* START RECORDS FOR THE TASK *

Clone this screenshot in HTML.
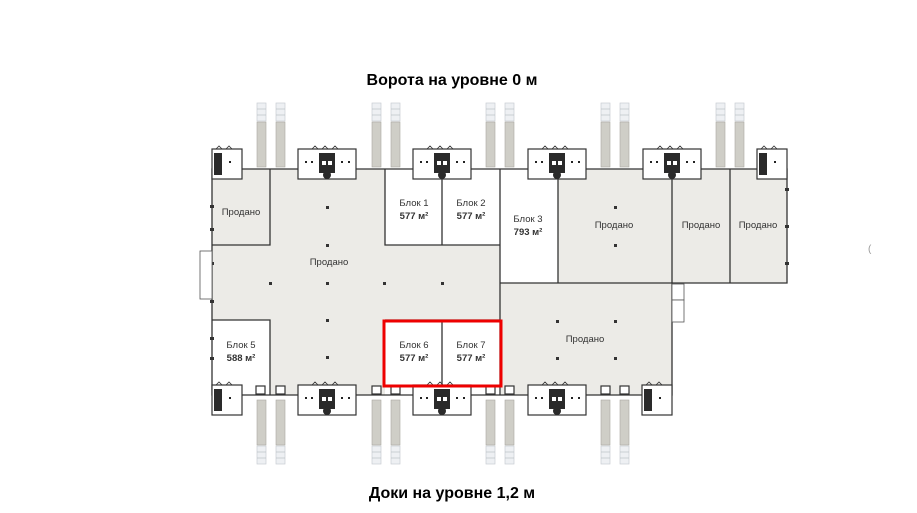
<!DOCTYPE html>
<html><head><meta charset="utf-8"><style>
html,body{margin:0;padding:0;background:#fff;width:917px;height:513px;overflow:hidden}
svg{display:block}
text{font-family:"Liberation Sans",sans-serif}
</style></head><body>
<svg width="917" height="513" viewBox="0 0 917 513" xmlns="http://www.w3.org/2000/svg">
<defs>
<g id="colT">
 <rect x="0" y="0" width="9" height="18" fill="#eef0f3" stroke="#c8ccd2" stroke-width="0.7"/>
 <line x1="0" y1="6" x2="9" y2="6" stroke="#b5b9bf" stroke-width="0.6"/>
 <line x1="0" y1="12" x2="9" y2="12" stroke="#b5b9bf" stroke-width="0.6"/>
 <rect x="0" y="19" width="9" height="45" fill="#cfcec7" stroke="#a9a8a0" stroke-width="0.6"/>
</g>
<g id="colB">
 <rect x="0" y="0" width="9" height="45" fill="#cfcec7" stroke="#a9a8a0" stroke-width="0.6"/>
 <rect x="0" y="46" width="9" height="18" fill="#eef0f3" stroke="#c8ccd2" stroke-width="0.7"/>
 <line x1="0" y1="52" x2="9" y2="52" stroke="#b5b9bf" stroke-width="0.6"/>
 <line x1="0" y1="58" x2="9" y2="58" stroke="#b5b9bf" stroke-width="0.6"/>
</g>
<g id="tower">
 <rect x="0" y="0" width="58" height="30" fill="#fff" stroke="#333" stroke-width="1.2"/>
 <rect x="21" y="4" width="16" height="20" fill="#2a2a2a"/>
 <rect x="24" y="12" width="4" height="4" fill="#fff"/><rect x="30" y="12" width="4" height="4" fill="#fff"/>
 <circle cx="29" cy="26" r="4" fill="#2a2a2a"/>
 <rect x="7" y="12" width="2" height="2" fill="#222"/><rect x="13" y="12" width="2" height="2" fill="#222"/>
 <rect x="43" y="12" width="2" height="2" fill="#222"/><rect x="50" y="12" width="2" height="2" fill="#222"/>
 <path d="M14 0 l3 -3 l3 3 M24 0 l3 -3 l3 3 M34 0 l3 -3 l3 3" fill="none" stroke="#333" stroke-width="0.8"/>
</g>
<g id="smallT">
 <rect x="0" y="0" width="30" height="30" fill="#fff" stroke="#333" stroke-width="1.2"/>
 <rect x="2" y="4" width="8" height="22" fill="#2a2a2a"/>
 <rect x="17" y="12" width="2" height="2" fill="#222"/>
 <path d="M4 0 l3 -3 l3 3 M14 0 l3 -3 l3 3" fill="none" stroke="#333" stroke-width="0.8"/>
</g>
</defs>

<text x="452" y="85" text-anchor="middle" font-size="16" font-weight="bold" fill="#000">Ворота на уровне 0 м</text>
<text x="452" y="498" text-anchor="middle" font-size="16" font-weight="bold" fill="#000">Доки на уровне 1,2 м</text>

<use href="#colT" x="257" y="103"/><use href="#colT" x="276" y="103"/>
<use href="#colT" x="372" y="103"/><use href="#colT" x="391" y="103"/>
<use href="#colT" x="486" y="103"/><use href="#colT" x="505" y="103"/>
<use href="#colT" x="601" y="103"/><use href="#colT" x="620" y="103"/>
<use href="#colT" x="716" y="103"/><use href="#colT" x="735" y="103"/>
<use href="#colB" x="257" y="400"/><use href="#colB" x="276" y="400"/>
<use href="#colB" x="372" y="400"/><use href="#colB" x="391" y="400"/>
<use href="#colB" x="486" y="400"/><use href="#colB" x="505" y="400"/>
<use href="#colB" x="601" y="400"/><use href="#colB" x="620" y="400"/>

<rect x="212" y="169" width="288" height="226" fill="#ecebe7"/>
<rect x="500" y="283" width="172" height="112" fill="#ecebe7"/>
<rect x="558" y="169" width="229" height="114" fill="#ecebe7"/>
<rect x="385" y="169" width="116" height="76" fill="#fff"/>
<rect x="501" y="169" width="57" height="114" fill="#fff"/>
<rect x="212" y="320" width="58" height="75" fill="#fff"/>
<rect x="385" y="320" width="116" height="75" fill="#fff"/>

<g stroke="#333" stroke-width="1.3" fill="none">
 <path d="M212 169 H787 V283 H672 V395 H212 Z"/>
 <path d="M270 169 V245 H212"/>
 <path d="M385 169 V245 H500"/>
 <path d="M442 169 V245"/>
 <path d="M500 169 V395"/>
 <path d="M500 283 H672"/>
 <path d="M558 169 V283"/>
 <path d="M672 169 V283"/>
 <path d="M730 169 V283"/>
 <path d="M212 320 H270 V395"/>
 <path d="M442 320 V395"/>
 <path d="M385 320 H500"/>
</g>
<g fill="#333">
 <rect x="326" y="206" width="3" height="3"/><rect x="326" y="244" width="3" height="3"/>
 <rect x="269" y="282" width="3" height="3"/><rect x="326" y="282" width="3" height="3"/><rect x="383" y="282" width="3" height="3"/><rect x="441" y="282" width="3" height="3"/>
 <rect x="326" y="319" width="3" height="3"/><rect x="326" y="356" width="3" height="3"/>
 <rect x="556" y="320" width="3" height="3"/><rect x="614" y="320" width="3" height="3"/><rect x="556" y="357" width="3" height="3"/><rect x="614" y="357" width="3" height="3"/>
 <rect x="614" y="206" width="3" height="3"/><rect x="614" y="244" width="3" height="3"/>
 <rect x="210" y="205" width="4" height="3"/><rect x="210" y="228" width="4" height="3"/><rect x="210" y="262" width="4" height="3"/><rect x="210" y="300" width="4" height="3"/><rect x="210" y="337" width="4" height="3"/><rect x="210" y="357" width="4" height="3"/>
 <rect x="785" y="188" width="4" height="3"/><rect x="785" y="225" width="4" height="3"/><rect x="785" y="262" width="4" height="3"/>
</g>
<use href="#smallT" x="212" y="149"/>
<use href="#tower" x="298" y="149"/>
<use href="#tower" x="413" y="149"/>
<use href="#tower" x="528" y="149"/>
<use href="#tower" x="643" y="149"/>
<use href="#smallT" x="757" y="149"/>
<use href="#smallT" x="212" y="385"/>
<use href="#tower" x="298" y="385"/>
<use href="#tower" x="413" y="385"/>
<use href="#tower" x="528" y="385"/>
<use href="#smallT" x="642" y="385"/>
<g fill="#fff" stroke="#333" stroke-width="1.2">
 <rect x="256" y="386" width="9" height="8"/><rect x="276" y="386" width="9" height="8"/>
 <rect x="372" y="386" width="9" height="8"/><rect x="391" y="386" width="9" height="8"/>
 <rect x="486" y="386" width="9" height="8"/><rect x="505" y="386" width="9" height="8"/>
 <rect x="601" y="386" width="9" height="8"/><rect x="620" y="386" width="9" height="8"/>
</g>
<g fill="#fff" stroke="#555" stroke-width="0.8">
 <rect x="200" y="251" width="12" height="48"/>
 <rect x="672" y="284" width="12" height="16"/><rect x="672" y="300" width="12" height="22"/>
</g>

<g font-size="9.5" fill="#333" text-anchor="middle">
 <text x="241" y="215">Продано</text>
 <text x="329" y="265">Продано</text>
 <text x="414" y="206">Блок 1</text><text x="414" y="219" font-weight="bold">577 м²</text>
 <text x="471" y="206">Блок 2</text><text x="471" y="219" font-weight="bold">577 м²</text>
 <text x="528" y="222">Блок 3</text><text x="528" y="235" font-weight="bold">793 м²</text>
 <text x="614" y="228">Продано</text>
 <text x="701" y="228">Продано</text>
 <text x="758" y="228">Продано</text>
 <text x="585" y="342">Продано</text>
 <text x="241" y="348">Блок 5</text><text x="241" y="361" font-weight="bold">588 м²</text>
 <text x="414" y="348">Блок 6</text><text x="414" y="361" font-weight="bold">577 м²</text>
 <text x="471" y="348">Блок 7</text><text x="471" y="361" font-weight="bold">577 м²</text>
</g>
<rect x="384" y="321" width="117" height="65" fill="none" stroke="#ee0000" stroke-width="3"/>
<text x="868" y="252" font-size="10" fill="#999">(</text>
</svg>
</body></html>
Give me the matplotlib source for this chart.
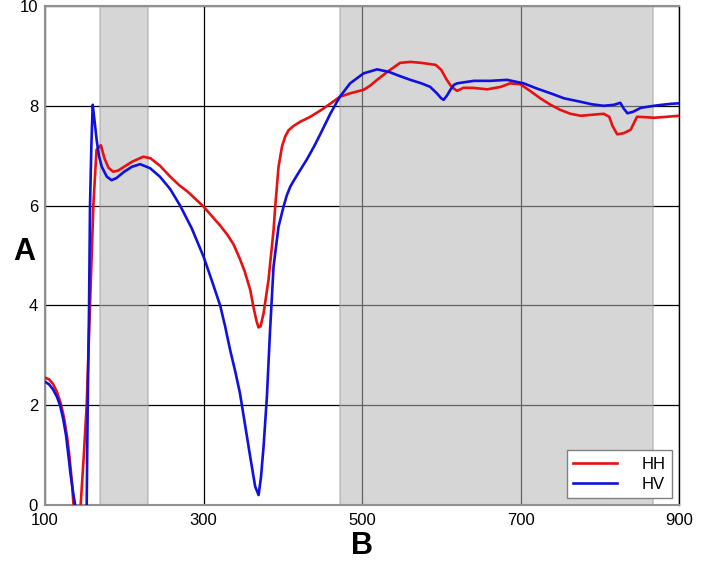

* END RECORDS FOR THE TASK *

Report the count of lines in the entries that contain the string "this", and nothing besides it.

### RESPONSE:
2